▸ Prompt: Word for word, quote all of the material, omitting the pictures.

── Given data

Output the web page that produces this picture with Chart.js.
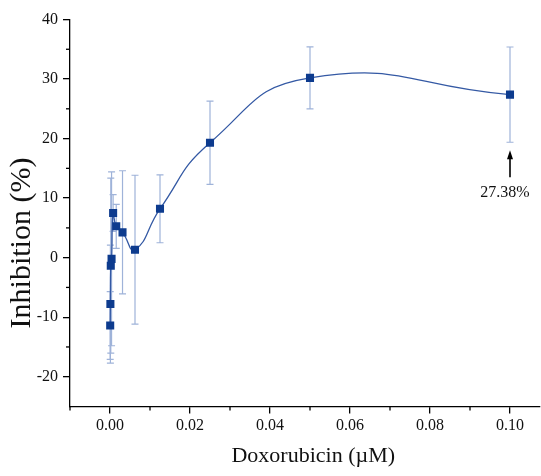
<!DOCTYPE html>
<html><head><meta charset="utf-8">
<script src="https://cdn.jsdelivr.net/npm/chart.js@4.4.0/dist/chart.umd.min.js"></script>
<style>html,body{margin:0;padding:0;background:#fff}</style>
</head><body>
<canvas id="c" width="541" height="476"></canvas>
<script>
const concentrations = [0.0000488, 0.0000977, 0.000195, 0.000391, 0.000781, 0.00156, 0.00313, 0.00625, 0.0125, 0.025, 0.05, 0.1];
const inhibition = [-11.4, -7.8, -1.35, -0.2, 7.5, 5.26, 4.25, 1.34, 8.2, 19.3, 30.2, 27.38];
const errors = [5.7, 9.9, 14.7, 14.6, 3.1, 3.7, 10.35, 12.5, 5.7, 7.0, 5.2, 8.0];
const xMajorTicks = [0, 0.02, 0.04, 0.06, 0.08, 0.10];
const xMinorTicks = [-0.01, 0.01, 0.03, 0.05, 0.07, 0.09];
const yMajorTicks = [-20, -10, 0, 10, 20, 30, 40];
const yMinorTicks = [-15, -5, 5, 15, 25, 35];
const annotationLabel = '27.38%';
const annotationX = 0.1;

const SERIF = "'Liberation Serif', 'DejaVu Serif', serif";

const errorBars = {
  id: 'errorBars',
  beforeDatasetsDraw(chart) {
    const {ctx, scales: {x, y}} = chart;
    ctx.save();
    ctx.strokeStyle = '#9fb3d9';
    ctx.lineWidth = 1.2;
    concentrations.forEach((c, i) => {
      const px = x.getPixelForValue(c);
      const t = y.getPixelForValue(inhibition[i] + errors[i]);
      const b = y.getPixelForValue(inhibition[i] - errors[i]);
      ctx.beginPath();
      ctx.moveTo(px, t); ctx.lineTo(px, b);
      ctx.moveTo(px - 3.5, t); ctx.lineTo(px + 3.5, t);
      ctx.moveTo(px - 3.5, b); ctx.lineTo(px + 3.5, b);
      ctx.stroke();
    });
    ctx.restore();
  }
};

const minorTicks = {
  id: 'minorTicks',
  afterDraw(chart) {
    const {ctx, chartArea, scales: {x, y}} = chart;
    ctx.save();
    ctx.strokeStyle = '#000';
    ctx.lineWidth = 1.3;
    xMinorTicks.forEach(v => {
      const px = x.getPixelForValue(v);
      ctx.beginPath(); ctx.moveTo(px, chartArea.bottom); ctx.lineTo(px, chartArea.bottom + 4); ctx.stroke();
    });
    yMinorTicks.forEach(v => {
      const py = y.getPixelForValue(v);
      ctx.beginPath(); ctx.moveTo(chartArea.left, py); ctx.lineTo(chartArea.left - 4, py); ctx.stroke();
    });
    ctx.restore();
  }
};

const annotation = {
  id: 'annotation',
  afterDatasetsDraw(chart) {
    const {ctx, scales: {x, y}} = chart;
    const idx = concentrations.indexOf(annotationX);
    const low = inhibition[idx] - errors[idx];
    const px = x.getPixelForValue(annotationX);
    const tip = y.getPixelForValue(low) + 8;
    const tail = tip + 27;
    ctx.save();
    ctx.strokeStyle = '#000';
    ctx.fillStyle = '#000';
    ctx.lineWidth = 1.6;
    ctx.beginPath(); ctx.moveTo(px, tail); ctx.lineTo(px, tip + 6); ctx.stroke();
    ctx.beginPath(); ctx.moveTo(px, tip); ctx.lineTo(px - 3, tip + 9); ctx.lineTo(px + 3, tip + 9); ctx.closePath(); ctx.fill();
    ctx.font = "16px " + SERIF;
    ctx.textAlign = 'center';
    ctx.textBaseline = 'middle';
    ctx.fillStyle = '#111';
    ctx.fillText(annotationLabel, px - 5, tail + 16);
    ctx.restore();
  }
};

new Chart(document.getElementById('c'), {
  type: 'scatter',
  data: {
    datasets: [{
      label: 'Inhibition',
      data: concentrations.map((c, i) => ({x: c, y: inhibition[i]})),
      showLine: true,
      tension: 0.5,
      borderColor: '#3459a4',
      borderWidth: 1.3,
      pointStyle: 'rect',
      pointRadius: 5.7,
      pointHoverRadius: 5.7,
      pointBackgroundColor: '#0d3b8e',
      pointBorderColor: '#0d3b8e',
      pointBorderWidth: 0
    }]
  },
  options: {
    responsive: false,
    animation: false,
    devicePixelRatio: 1,
    layout: {autoPadding: false, padding: {top: 19.5, right: 1, bottom: 0, left: 0}},
    plugins: {legend: {display: false}, tooltip: {enabled: false}},
    scales: {
      x: {
        type: 'linear',
        min: -0.01,
        max: 0.1075,
        afterBuildTicks: s => { s.ticks = xMajorTicks.map(v => ({value: v})); },
        afterFit: s => { s.height = 69.5; },
        ticks: {callback: v => v.toFixed(2), font: {family: SERIF, size: 16}, color: '#111', padding: 3, maxRotation: 0, autoSkip: false},
        grid: {drawOnChartArea: false, drawTicks: true, tickLength: 7, color: '#000', lineWidth: 1.3},
        border: {display: true, color: '#000', width: 1.3},
        title: {display: true, text: '   Doxorubicin (\u00B5M)', font: {family: SERIF, size: 22}, color: '#111', padding: {top: 0, bottom: 7}}
      },
      y: {
        type: 'linear',
        min: -25,
        max: 40,
        afterBuildTicks: s => { s.ticks = yMajorTicks.map(v => ({value: v})); },
        afterFit: s => { s.width = 70; },
        ticks: {callback: v => String(v), font: {family: SERIF, size: 16}, color: '#111', padding: 5, autoSkip: false},
        grid: {drawOnChartArea: false, drawTicks: true, tickLength: 7, color: '#000', lineWidth: 1.3},
        border: {display: true, color: '#000', width: 1.3},
        title: {display: true, text: 'Inhibition (%)        ', font: {family: SERIF, size: 30}, color: '#111', padding: {top: 4, bottom: 0}}
      }
    }
  },
  plugins: [errorBars, minorTicks, annotation]
});
</script>
</body></html>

────

▸ Exercise solution:
Output the web page that produces this picture with Chart.js.
<!DOCTYPE html>
<html><head><meta charset="utf-8">
<script src="https://cdn.jsdelivr.net/npm/chart.js@4.4.0/dist/chart.umd.min.js"></script>
<style>html,body{margin:0;padding:0;background:#fff}</style>
</head><body>
<canvas id="c" width="541" height="476"></canvas>
<script>
const concentrations = [0.0000488, 0.0000977, 0.000195, 0.000391, 0.000781, 0.00156, 0.00313, 0.00625, 0.0125, 0.025, 0.05, 0.1];
const inhibition = [-11.4, -7.8, -1.35, -0.2, 7.5, 5.26, 4.25, 1.34, 8.2, 19.3, 30.2, 27.38];
const errors = [5.7, 9.9, 14.7, 14.6, 3.1, 3.7, 10.35, 12.5, 5.7, 7.0, 5.2, 8.0];
const xMajorTicks = [0, 0.02, 0.04, 0.06, 0.08, 0.10];
const xMinorTicks = [-0.01, 0.01, 0.03, 0.05, 0.07, 0.09];
const yMajorTicks = [-20, -10, 0, 10, 20, 30, 40];
const yMinorTicks = [-15, -5, 5, 15, 25, 35];
const annotationLabel = '27.38%';
const annotationX = 0.1;

const SERIF = "'Liberation Serif', 'DejaVu Serif', serif";

const errorBars = {
  id: 'errorBars',
  beforeDatasetsDraw(chart) {
    const {ctx, scales: {x, y}} = chart;
    ctx.save();
    ctx.strokeStyle = '#9fb3d9';
    ctx.lineWidth = 1.2;
    concentrations.forEach((c, i) => {
      const px = x.getPixelForValue(c);
      const t = y.getPixelForValue(inhibition[i] + errors[i]);
      const b = y.getPixelForValue(inhibition[i] - errors[i]);
      ctx.beginPath();
      ctx.moveTo(px, t); ctx.lineTo(px, b);
      ctx.moveTo(px - 3.5, t); ctx.lineTo(px + 3.5, t);
      ctx.moveTo(px - 3.5, b); ctx.lineTo(px + 3.5, b);
      ctx.stroke();
    });
    ctx.restore();
  }
};

const minorTicks = {
  id: 'minorTicks',
  afterDraw(chart) {
    const {ctx, chartArea, scales: {x, y}} = chart;
    ctx.save();
    ctx.strokeStyle = '#000';
    ctx.lineWidth = 1.3;
    xMinorTicks.forEach(v => {
      const px = x.getPixelForValue(v);
      ctx.beginPath(); ctx.moveTo(px, chartArea.bottom); ctx.lineTo(px, chartArea.bottom + 4); ctx.stroke();
    });
    yMinorTicks.forEach(v => {
      const py = y.getPixelForValue(v);
      ctx.beginPath(); ctx.moveTo(chartArea.left, py); ctx.lineTo(chartArea.left - 4, py); ctx.stroke();
    });
    ctx.restore();
  }
};

const annotation = {
  id: 'annotation',
  afterDatasetsDraw(chart) {
    const {ctx, scales: {x, y}} = chart;
    const idx = concentrations.indexOf(annotationX);
    const low = inhibition[idx] - errors[idx];
    const px = x.getPixelForValue(annotationX);
    const tip = y.getPixelForValue(low) + 8;
    const tail = tip + 27;
    ctx.save();
    ctx.strokeStyle = '#000';
    ctx.fillStyle = '#000';
    ctx.lineWidth = 1.6;
    ctx.beginPath(); ctx.moveTo(px, tail); ctx.lineTo(px, tip + 6); ctx.stroke();
    ctx.beginPath(); ctx.moveTo(px, tip); ctx.lineTo(px - 3, tip + 9); ctx.lineTo(px + 3, tip + 9); ctx.closePath(); ctx.fill();
    ctx.font = "16px " + SERIF;
    ctx.textAlign = 'center';
    ctx.textBaseline = 'middle';
    ctx.fillStyle = '#111';
    ctx.fillText(annotationLabel, px - 5, tail + 16);
    ctx.restore();
  }
};

new Chart(document.getElementById('c'), {
  type: 'scatter',
  data: {
    datasets: [{
      label: 'Inhibition',
      data: concentrations.map((c, i) => ({x: c, y: inhibition[i]})),
      showLine: true,
      tension: 0.5,
      borderColor: '#3459a4',
      borderWidth: 1.3,
      pointStyle: 'rect',
      pointRadius: 5.7,
      pointHoverRadius: 5.7,
      pointBackgroundColor: '#0d3b8e',
      pointBorderColor: '#0d3b8e',
      pointBorderWidth: 0
    }]
  },
  options: {
    responsive: false,
    animation: false,
    devicePixelRatio: 1,
    layout: {autoPadding: false, padding: {top: 19.5, right: 1, bottom: 0, left: 0}},
    plugins: {legend: {display: false}, tooltip: {enabled: false}},
    scales: {
      x: {
        type: 'linear',
        min: -0.01,
        max: 0.1075,
        afterBuildTicks: s => { s.ticks = xMajorTicks.map(v => ({value: v})); },
        afterFit: s => { s.height = 69.5; },
        ticks: {callback: v => v.toFixed(2), font: {family: SERIF, size: 16}, color: '#111', padding: 3, maxRotation: 0, autoSkip: false},
        grid: {drawOnChartArea: false, drawTicks: true, tickLength: 7, color: '#000', lineWidth: 1.3},
        border: {display: true, color: '#000', width: 1.3},
        title: {display: true, text: '   Doxorubicin (\u00B5M)', font: {family: SERIF, size: 22}, color: '#111', padding: {top: 0, bottom: 7}}
      },
      y: {
        type: 'linear',
        min: -25,
        max: 40,
        afterBuildTicks: s => { s.ticks = yMajorTicks.map(v => ({value: v})); },
        afterFit: s => { s.width = 70; },
        ticks: {callback: v => String(v), font: {family: SERIF, size: 16}, color: '#111', padding: 5, autoSkip: false},
        grid: {drawOnChartArea: false, drawTicks: true, tickLength: 7, color: '#000', lineWidth: 1.3},
        border: {display: true, color: '#000', width: 1.3},
        title: {display: true, text: 'Inhibition (%)        ', font: {family: SERIF, size: 30}, color: '#111', padding: {top: 4, bottom: 0}}
      }
    }
  },
  plugins: [errorBars, minorTicks, annotation]
});
</script>
</body></html>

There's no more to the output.